Lorenzo Barotti (20 December 1724 – 18 December 1801) was an Italian Jesuit priest, historian, and poet.

== Biography ==
Lorenzo Barotti was born in Ferrara. He studied under the Jesuits in Vicenza, Padua, and Venice, and joined the order in 1740, though the suppression of the Society of Jesus in 1773 left him bereft of an ecclesiastical appointment. Early in his career he taught rhetoric at Bologna, affiliated with the church of Santa Lucia. He published a biography of illustrious writers from Ferrara, a work begun by his father, published in 1777. He wrote a history of the bishops and archbishops of Ferrara (1787). He was also known for his poetry.

==Works==
- Per le felici faustissime nozze de' nobilissimi signori il sig. conte Niccolò Caprara colla signora donna Ippolita Virginia Salviati, Bologna, nella stamperìa di Lelio dalla Volpe, 1753.

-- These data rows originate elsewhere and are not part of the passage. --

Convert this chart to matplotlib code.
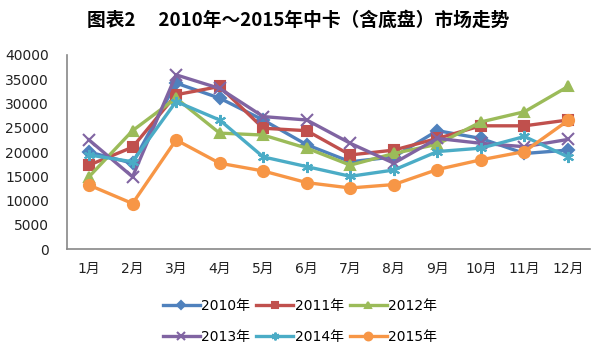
import matplotlib
matplotlib.use("Agg")
from matplotlib import pyplot as plt

plt.rcParams['font.family'] = ['DejaVu Sans', 'Noto Sans CJK SC']

months = ['1月', '2月', '3月', '4月', '5月', '6月', '7月', '8月', '9月', '10月', '11月', '12月']
y2010 = [20000, 17700, 34200, 31100, 26600, 21500, 18000, 19000, 24400, 22800, 19700, 20400]
y2011 = [17300, 21000, 31800, 33500, 24900, 24400, 19400, 20400, 22800, 25400, 25400, 26600]
y2012 = [14900, 24400, 31100, 23900, 23500, 20800, 17300, 19700, 21600, 26200, 28300, 33500]
y2013 = [22500, 14900, 35900, 33100, 27300, 26600, 21800, 17700, 22800, 21800, 21100, 22600]
y2014 = [19400, 18000, 30400, 26600, 19000, 17000, 15000, 16300, 20100, 20800, 23200, 19000]
y2015 = [13200, 9400, 22500, 17700, 16100, 13700, 12600, 13300, 16400, 18400, 20100, 26500]

series = [
    ('2010年', y2010, '#4F81BD', 'D', 6),
    ('2011年', y2011, '#C0504D', 's', 7),
    ('2012年', y2012, '#9BBB59', '^', 7),
    ('2013年', y2013, '#8064A2', 'x', 8),
    ('2014年', y2014, '#4BACC6', (6, 2, 0), 8),
    ('2015年', y2015, '#F79646', 'o', 8),
]

fig = plt.figure(figsize=(6, 3.59), dpi=100)
ax = fig.add_axes([0.112, 0.306, 0.871, 0.541])
x = list(range(1, 13))
handles = []
for name, vals, col, mk, ms in series:
    h, = ax.plot(x, vals, color=col, lw=2.4, marker=mk, markersize=ms,
                 markeredgewidth=1.5, label=name)
    handles.append(h)

ax.set_xlim(0.5, 12.5)
ax.set_ylim(0, 40000)
ax.set_yticks(range(0, 40001, 5000))
ax.set_xticks(x)
ax.set_xticklabels(months)
ax.tick_params(axis='both', labelsize=10, colors='#222222', length=0)
ax.tick_params(axis='x', pad=9)
ax.tick_params(axis='y', pad=13)
for s in ['top', 'right']:
    ax.spines[s].set_visible(False)
for s in ['left', 'bottom']:
    ax.spines[s].set_color('#888888')
    ax.spines[s].set_linewidth(1.2)

fig.text(0.497, 0.944, '图表2　 2010年～2015年中卡（含底盘）市场走势',
         ha='center', va='center', fontsize=13.5, fontweight='bold',
         family=['Noto Sans CJK SC', 'DejaVu Sans'])

# legend filled row by row
order = [0, 3, 1, 4, 2, 5]
fig.legend([handles[i] for i in order], [series[i][0] for i in order],
           loc='center', bbox_to_anchor=(0.5, 0.105), ncol=3, frameon=False,
           fontsize=10, handlelength=2.7, columnspacing=0.4, handletextpad=0.1,
           labelspacing=1.25, markerscale=0.7)

fig.savefig('out.png', dpi=100)
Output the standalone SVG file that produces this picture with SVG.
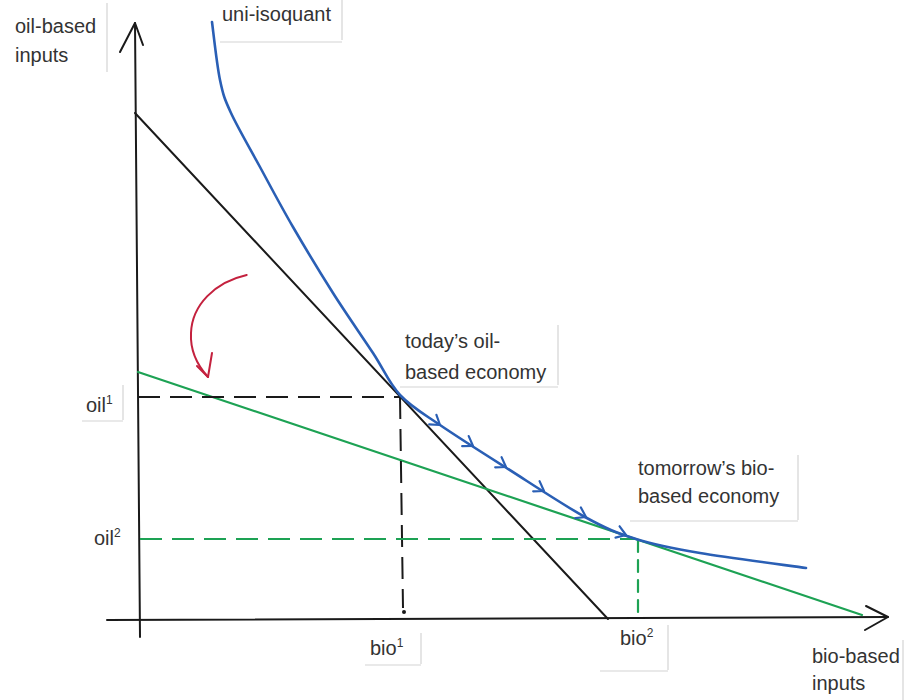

- La fisica poemetto. A sua eccellenza la signora contessa Vittoria Caprara, Ferrara, per Giuseppe Barbieri, 1754.
- Il caffè. Canti due, Parma, dalla Stamperia reale, 1781.
- Serie de' vescovi ed arcivescovi di Ferrara del Signor Abbate [sic] Lorenzo Barotti dedicata all'Eminentissimo e Reverendissimo Signore il Signor Card. Bernardino Giraud prouditore del regnante Sommo Pontefice, Ferrara, per Francesco Pomatelli, 1781.
- Lezioni sacre dell'abate Lorenzo Barotti, 2 voll., Parma, dalla Stamperia reale, 1785-1786.
- Memorie istoriche di letterati ferraresi opera postuma di Giannandrea Barotti. Volume primo [-secondo], Edizione accresciuta di un secondo volume, opera di Lorenzo Barotti, Ferrara, per gli eredi di Giuseppe Rinaldi, 1792-1793. Ristampa anastatica: Bologna, Forni, 1970.